### What you have to do
Transcribe every line from the top down to the line with "0.14, 0.43, 0.09, 0.12, 0.12]", both ends included, but not the pictures.

### Data
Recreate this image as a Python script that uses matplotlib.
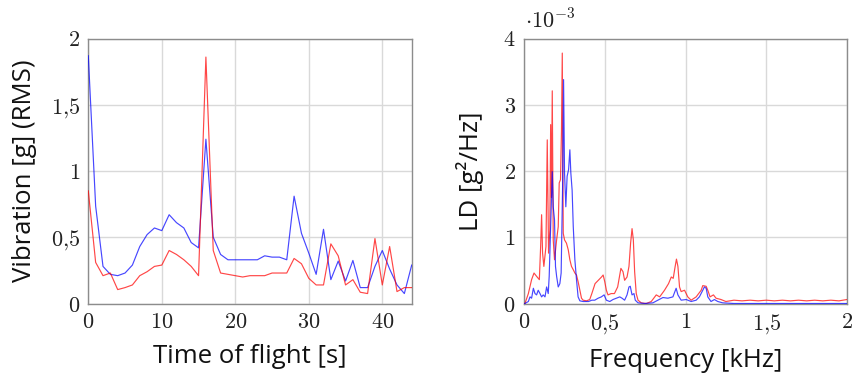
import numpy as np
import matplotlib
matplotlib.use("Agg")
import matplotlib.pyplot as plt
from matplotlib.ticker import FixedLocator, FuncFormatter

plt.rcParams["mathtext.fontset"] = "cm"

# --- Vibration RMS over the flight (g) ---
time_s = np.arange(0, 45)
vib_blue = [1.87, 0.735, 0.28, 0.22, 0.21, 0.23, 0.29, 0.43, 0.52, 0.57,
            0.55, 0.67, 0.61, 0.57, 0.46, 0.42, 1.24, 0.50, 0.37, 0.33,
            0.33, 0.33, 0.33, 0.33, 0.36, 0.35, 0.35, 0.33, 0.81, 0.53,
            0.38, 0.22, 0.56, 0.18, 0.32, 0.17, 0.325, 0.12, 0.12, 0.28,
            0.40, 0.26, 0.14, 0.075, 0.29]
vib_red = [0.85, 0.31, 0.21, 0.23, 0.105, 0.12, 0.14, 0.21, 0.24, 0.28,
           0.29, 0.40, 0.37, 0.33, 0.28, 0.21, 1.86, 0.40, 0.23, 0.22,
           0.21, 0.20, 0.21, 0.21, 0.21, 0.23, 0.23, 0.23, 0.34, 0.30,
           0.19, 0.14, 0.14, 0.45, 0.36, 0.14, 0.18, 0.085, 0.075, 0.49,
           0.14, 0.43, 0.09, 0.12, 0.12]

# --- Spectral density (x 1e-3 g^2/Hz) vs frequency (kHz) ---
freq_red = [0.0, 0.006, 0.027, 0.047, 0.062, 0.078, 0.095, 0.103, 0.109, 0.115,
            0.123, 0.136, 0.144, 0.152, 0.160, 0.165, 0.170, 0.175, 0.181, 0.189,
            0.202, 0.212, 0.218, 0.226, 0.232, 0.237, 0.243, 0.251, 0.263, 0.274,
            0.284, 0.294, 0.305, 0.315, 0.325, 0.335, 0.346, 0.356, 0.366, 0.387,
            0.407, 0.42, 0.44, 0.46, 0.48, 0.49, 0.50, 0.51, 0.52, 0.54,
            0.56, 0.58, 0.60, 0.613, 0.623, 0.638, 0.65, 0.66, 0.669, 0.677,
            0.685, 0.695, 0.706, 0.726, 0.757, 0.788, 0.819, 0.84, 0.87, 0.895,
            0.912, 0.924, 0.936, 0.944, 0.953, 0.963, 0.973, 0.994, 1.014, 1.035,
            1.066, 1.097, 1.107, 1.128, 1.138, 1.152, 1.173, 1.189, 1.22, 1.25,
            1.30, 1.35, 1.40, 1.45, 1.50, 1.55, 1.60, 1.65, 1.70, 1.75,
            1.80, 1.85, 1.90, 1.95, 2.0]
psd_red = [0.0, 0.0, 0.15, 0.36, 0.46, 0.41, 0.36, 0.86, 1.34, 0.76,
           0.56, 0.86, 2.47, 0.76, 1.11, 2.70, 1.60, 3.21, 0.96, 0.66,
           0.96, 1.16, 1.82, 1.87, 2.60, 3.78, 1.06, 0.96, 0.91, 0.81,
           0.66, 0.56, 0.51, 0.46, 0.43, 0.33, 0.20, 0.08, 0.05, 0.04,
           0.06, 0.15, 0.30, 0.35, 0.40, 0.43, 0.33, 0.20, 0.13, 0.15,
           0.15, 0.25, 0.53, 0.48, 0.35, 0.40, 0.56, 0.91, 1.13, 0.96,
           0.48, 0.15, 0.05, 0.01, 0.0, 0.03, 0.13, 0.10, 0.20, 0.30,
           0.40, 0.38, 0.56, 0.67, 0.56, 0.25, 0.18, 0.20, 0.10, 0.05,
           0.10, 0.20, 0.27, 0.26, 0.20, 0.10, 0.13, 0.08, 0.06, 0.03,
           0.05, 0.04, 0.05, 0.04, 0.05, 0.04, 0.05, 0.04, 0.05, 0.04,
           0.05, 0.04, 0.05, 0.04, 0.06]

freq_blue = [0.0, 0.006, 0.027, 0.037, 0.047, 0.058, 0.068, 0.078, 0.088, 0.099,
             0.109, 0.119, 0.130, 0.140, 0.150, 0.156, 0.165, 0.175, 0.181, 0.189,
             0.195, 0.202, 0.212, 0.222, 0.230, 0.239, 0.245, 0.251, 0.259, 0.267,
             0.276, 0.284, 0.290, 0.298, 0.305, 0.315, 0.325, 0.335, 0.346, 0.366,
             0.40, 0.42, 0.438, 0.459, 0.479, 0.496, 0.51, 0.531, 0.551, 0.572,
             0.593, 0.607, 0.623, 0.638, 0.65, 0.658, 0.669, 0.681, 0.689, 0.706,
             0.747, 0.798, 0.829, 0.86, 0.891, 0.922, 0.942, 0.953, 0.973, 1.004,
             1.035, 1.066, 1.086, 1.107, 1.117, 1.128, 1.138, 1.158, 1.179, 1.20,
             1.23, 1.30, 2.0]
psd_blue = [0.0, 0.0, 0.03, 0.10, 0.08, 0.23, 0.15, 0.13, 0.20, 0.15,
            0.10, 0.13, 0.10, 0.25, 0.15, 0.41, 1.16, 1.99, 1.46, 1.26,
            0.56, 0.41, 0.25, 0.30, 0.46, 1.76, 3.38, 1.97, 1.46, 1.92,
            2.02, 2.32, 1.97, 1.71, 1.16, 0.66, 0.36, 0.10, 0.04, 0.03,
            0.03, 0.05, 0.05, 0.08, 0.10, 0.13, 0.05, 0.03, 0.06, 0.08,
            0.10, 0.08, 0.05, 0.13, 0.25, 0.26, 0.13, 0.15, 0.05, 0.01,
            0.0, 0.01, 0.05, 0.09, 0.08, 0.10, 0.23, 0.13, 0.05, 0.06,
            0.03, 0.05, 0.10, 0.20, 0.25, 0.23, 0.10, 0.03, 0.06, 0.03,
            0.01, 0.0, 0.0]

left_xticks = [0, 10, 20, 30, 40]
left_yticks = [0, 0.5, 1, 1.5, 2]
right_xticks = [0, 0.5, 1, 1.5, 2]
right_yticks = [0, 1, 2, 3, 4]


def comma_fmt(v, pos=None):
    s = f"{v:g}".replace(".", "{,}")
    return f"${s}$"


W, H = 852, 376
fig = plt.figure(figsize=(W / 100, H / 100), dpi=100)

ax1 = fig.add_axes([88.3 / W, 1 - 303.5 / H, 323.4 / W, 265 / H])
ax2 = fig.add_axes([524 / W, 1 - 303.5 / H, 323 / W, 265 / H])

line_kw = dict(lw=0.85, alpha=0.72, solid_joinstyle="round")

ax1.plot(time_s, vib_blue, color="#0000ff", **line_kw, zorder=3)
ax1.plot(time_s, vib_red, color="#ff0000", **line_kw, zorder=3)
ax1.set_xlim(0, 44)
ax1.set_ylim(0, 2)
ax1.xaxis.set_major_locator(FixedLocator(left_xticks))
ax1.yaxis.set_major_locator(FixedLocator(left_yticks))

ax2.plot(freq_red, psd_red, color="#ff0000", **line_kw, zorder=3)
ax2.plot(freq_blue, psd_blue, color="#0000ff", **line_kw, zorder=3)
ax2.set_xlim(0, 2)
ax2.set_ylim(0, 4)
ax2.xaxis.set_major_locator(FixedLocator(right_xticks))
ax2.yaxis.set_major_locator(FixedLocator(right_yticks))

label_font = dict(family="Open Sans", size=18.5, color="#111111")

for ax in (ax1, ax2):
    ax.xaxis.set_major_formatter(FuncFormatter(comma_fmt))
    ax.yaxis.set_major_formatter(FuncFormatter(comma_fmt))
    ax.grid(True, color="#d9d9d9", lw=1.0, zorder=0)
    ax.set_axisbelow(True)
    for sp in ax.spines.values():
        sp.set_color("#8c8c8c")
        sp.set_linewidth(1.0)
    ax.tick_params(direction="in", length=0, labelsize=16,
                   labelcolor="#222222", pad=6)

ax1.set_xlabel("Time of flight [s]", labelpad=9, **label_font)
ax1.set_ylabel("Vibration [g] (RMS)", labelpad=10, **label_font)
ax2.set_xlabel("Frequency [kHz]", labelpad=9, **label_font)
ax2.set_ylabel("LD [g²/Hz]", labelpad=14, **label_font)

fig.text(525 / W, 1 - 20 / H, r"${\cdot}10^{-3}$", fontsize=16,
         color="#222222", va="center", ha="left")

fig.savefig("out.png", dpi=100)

### Output for this exercise
Recreate this image as a Python script that uses matplotlib.
import numpy as np
import matplotlib
matplotlib.use("Agg")
import matplotlib.pyplot as plt
from matplotlib.ticker import FixedLocator, FuncFormatter

plt.rcParams["mathtext.fontset"] = "cm"

# --- Vibration RMS over the flight (g) ---
time_s = np.arange(0, 45)
vib_blue = [1.87, 0.735, 0.28, 0.22, 0.21, 0.23, 0.29, 0.43, 0.52, 0.57,
            0.55, 0.67, 0.61, 0.57, 0.46, 0.42, 1.24, 0.50, 0.37, 0.33,
            0.33, 0.33, 0.33, 0.33, 0.36, 0.35, 0.35, 0.33, 0.81, 0.53,
            0.38, 0.22, 0.56, 0.18, 0.32, 0.17, 0.325, 0.12, 0.12, 0.28,
            0.40, 0.26, 0.14, 0.075, 0.29]
vib_red = [0.85, 0.31, 0.21, 0.23, 0.105, 0.12, 0.14, 0.21, 0.24, 0.28,
           0.29, 0.40, 0.37, 0.33, 0.28, 0.21, 1.86, 0.40, 0.23, 0.22,
           0.21, 0.20, 0.21, 0.21, 0.21, 0.23, 0.23, 0.23, 0.34, 0.30,
           0.19, 0.14, 0.14, 0.45, 0.36, 0.14, 0.18, 0.085, 0.075, 0.49,
           0.14, 0.43, 0.09, 0.12, 0.12]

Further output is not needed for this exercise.